Barrick Gold is to install a 24 MW off-grid solar hybrid plant to support its existing 63 MW thermal power station at the Loulo mine in Mali as it looks to cut costs and reduce greenhouse gas emissions at the operation.
The renewable energy project is part of Barrick’s wider strategy of moving away from thermal power in Africa, where lack of infrastructure means many mines rely on self-generated diesel energy, making this their largest cost item, the company said.
“Utilising hydropower in the Democratic Republic of Congo, grid power in Côte d’Ivoire, and heavy-fuel baseload generators in Mali, Barrick has already cut its energy costs significantly, and the continuing roll-out of renewable energy sources will ensure that its future needs are met in the most cost-efficient and environmentally friendly manner,” Barrick said.
The solar feasibility study at Loulo forecasted that the photovoltaic plant will replace 50,000 MWh/y of thermal generation, saving 10 million litres/y of fuel and reducing CO² emissions by 42,000 t over the same period. The introduction of the solar component is also expected to cut the complex’s energy cost by around 2 cents/kWh.
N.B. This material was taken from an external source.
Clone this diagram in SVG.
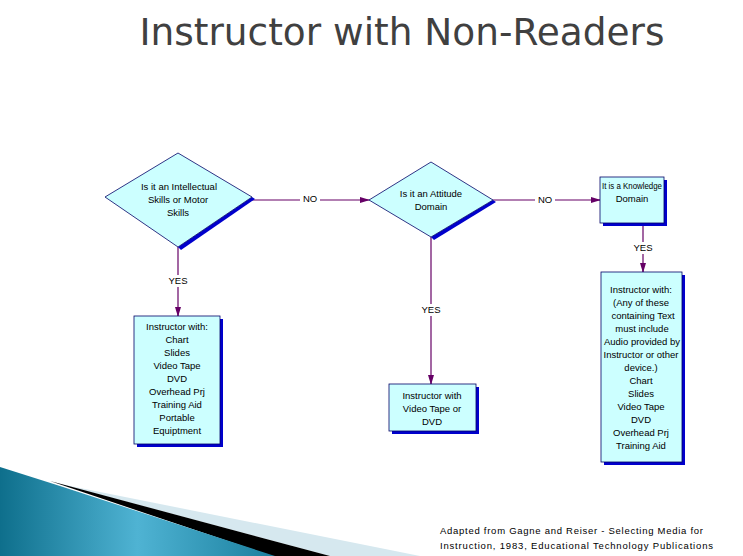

Construction of the project—which meets Barrick’s investment criteria of generating at least a 20% internal rate of return—will start later this year. The plant is scheduled for commissioning in late 2020.
“The plant will use the latest weather prediction models, which will enable the power management system to switch between thermal and solar without compromising the micro-grid,” Barrick said.
Barrick’s 80%-owned Loulo-Gounkoto operation is expected to produce 520,000-570,000 oz of gold in 2019 at all-in sustaining costs of $810-850/oz.